> [WORK REQUIRED] Examine the records and identify each line that includes the string "matplotlib". Copy those lines.

═══ GIVEN RECORDS

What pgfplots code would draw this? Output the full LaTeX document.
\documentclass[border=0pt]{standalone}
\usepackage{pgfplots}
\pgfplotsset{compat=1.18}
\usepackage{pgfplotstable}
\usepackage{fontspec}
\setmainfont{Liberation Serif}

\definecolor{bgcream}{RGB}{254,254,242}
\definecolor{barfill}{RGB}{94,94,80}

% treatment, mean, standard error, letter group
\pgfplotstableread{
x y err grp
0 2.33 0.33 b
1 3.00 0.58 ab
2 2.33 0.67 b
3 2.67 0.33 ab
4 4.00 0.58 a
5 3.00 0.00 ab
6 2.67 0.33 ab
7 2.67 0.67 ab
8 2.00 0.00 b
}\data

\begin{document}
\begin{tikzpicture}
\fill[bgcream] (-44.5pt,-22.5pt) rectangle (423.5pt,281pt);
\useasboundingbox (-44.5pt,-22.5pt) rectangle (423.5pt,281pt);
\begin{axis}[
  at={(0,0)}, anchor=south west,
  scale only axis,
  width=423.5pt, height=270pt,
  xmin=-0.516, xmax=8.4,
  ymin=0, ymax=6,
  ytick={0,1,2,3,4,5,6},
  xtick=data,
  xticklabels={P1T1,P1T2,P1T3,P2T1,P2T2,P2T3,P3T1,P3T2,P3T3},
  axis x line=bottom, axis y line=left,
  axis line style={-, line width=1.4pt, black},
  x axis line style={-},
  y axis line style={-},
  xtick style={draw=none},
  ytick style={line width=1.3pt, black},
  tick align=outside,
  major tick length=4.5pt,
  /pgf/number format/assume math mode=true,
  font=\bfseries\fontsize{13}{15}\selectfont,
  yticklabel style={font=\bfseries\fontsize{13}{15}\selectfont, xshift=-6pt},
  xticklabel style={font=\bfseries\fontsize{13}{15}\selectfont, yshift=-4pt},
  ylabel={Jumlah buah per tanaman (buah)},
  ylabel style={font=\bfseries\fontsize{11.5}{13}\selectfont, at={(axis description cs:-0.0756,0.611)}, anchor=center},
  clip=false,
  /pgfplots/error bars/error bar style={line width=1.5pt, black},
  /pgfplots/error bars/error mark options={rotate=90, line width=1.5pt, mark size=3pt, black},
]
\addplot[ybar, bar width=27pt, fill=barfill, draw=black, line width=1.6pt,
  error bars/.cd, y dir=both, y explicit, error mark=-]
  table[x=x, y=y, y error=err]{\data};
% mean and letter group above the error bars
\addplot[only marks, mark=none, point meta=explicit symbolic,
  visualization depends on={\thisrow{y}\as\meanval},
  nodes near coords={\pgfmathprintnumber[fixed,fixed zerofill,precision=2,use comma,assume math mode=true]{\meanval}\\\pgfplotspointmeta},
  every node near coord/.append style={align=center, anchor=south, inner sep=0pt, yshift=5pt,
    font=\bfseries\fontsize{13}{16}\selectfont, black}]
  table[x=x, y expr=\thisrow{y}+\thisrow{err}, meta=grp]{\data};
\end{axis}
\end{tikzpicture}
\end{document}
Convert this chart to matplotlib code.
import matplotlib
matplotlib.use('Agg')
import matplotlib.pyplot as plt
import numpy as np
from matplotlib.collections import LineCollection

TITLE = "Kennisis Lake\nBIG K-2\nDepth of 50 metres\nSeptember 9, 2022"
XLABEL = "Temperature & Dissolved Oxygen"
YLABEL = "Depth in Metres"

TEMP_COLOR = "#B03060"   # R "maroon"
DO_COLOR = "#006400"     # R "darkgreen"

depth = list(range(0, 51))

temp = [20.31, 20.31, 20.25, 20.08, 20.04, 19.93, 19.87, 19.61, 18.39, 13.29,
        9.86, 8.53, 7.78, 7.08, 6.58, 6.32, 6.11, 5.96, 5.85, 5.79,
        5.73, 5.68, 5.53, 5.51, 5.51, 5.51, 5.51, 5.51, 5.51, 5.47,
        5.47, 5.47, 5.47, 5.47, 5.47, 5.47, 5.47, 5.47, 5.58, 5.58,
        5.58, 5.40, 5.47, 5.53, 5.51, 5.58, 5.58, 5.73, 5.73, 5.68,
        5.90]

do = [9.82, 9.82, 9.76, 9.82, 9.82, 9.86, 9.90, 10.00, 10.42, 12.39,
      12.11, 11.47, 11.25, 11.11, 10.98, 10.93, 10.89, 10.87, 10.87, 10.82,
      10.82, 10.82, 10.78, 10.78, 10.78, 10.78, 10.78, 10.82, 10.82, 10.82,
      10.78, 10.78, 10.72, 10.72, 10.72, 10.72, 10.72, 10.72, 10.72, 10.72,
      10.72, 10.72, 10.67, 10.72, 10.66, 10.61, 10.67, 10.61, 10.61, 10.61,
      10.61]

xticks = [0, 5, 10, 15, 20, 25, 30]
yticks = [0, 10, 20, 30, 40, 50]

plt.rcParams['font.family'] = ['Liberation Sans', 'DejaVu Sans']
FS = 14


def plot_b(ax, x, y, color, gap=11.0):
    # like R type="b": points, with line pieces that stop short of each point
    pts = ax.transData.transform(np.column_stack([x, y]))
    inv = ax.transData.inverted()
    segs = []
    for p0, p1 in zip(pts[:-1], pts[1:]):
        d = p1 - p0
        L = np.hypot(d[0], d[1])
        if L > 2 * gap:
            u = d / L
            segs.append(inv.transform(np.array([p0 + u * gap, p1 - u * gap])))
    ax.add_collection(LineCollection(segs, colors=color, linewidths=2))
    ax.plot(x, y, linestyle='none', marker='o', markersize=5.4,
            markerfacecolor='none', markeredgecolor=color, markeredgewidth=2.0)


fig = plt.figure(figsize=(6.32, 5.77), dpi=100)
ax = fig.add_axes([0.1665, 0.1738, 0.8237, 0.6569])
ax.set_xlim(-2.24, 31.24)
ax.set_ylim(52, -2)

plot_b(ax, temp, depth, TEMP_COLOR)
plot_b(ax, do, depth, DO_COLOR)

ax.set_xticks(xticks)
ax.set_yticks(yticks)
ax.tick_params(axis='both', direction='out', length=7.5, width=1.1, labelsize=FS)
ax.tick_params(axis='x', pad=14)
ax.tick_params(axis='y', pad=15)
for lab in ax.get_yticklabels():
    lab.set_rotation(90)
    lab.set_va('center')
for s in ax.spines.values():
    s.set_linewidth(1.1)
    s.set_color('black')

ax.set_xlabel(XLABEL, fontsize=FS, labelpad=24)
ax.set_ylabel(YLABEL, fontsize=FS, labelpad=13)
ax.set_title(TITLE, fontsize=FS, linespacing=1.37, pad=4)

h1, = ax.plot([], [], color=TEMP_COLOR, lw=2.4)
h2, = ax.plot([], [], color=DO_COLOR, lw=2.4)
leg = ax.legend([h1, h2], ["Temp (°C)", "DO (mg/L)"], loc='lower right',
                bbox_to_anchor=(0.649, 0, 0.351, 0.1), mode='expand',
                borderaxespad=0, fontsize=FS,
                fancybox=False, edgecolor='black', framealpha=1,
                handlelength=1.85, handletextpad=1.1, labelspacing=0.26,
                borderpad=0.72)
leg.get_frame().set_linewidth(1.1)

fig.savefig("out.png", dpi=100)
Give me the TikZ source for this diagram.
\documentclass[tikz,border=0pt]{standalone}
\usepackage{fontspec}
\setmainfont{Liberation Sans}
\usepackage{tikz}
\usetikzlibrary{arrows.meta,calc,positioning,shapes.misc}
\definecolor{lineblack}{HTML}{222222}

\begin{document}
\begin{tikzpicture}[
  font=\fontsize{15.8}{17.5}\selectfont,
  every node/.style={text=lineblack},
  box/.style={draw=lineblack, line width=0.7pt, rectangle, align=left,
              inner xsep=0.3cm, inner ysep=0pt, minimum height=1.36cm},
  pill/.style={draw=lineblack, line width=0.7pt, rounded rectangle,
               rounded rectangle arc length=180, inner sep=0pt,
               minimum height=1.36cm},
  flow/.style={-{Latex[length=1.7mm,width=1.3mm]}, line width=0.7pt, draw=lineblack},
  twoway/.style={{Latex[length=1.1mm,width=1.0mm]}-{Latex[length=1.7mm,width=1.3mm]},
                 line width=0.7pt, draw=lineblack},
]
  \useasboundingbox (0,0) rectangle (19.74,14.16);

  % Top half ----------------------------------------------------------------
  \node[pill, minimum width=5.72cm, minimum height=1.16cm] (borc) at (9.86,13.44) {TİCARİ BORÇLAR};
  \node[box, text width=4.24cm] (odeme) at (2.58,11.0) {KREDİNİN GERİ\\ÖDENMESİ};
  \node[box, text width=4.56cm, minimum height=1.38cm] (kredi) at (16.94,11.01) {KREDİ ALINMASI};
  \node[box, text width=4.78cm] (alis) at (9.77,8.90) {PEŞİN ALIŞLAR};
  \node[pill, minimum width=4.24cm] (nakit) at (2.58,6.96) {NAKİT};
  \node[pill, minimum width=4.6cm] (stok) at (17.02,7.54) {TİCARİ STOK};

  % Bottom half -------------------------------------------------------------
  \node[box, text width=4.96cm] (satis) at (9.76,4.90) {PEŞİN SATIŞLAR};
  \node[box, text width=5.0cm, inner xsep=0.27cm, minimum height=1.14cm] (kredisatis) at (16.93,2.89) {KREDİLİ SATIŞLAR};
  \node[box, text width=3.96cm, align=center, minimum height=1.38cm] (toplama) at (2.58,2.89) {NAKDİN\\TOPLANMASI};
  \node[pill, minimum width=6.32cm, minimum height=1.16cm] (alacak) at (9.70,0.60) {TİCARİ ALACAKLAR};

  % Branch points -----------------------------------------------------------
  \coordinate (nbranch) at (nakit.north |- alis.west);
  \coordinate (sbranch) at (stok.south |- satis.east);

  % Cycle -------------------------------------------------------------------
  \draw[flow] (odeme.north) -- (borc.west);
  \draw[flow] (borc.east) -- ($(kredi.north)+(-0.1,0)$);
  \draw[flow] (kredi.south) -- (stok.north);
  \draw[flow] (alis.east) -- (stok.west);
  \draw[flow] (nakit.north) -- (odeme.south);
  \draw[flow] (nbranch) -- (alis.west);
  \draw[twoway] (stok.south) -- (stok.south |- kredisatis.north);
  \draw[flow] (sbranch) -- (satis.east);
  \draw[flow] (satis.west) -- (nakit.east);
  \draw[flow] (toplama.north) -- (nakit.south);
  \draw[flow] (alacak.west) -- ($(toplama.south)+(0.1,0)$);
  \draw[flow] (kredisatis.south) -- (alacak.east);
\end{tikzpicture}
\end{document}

══════

> [OUTPUT OF THE TASK]
Convert this chart to matplotlib code.
import matplotlib
matplotlib.use('Agg')
import matplotlib.pyplot as plt
from matplotlib.collections import LineCollection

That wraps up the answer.